Première question. Quel jour le maréchal Ney a-t-il reçu l’ordre d’occuper les Quatre-Bras ? Napoléon, dans l’un de ses premiers récits, affirme que Ney aurait dû s’en rendre maître le 15 dès dix heures du matin. Napoléon avait donc oublié que le maréchal n’a reçu son commandement qu’à cinq heures du soir de la même journée ? Exigeait-on de lui qu’il prît position avant d’être arrivé de sa personne à l’armée ? Exemple de cette impatience d’accuser, d’incriminer à l’aveugle dans le premier ressentiment de la défaite ! Voici au contraire ce qui s’était passé.

Ney, après avoir ordonné la vigilance la plus grande à ses avant-postes, était revenu de Frasnes à minuit auprès de Napoléon à Charleroi. Le maréchal partage le souper de l’empereur. Tous deux restent à conférer ensemble pendant que l’armée est profondément endormie dans ses bivacs.

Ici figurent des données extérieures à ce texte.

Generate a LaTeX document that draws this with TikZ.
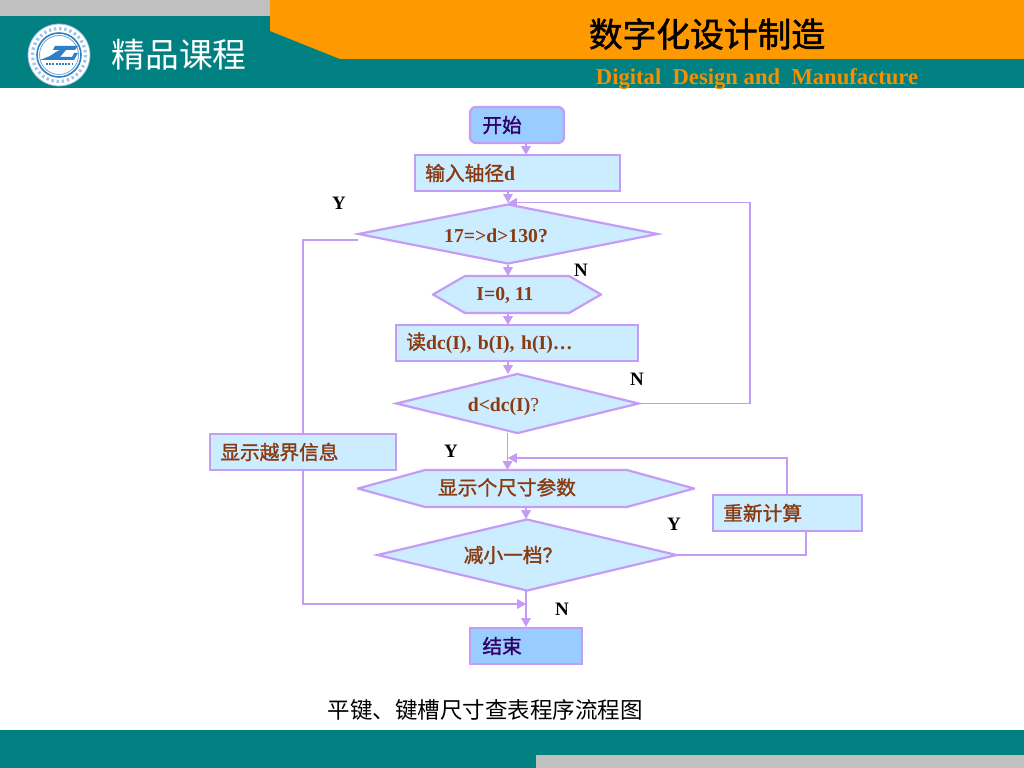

Que s’est-il passé dans cette conférence nocturne ? Une grande résolution est-elle sortie de ces heures solennelles ? Ney en a-t-il rapporté l’impulsion vive et décidée qu’il est allé chercher ? Nul témoin n’a assisté à ce colloque ; pourtant il n’est pas impossible d’en saisir au moins le résultat principal dans les explications, les lettres qui l’ont presque immédiatement suivi. Ney vient d’entrevoir l’ennemi sur la route de Bruxelles. Avec la fougue d’un homme tout d’action, il demande que l’armée marche à sa suite. C’est contre les Anglais qu’il faut se porter en masse par cette même route qu’il a éclairée. Cette armée est la plus redoutable ; le coup frappé sur elle retentira davantage. Il suffira de contenir les Prussiens sur la droite. Telle est l’opinion que le maréchal Ney a toujours soutenue, et qu’il est permis de lui attribuer à ce moment. Napoléon est moins impétueux ; son parti n’est pas pris encore. S’il rencontre les Prussiens, il leur livrera bataille ; mais il ne pense pas qu’ils osent l’attendre. Le plus probable selon lui, c’est qu’il se décidera à marcher le lendemain au soir sur Bruxelles avec sa garde, après avoir éclairé la route sur Gembloux. Dans cette incertitude, il est impossible qu’il ait communiqué une impulsion décisive, irrévocable à sa gauche, lorsqu’il ignore encore ce que fera sa droite. Tout dépend des nouvelles qu’on aura des Prussiens. Le maréchal Ney quitte l’empereur le 16 à deux heures du matin, et va rejoindre ses avant-postes. À sept heures, à Gosselies, il dit au général Reille qu’il attend les ordres promis.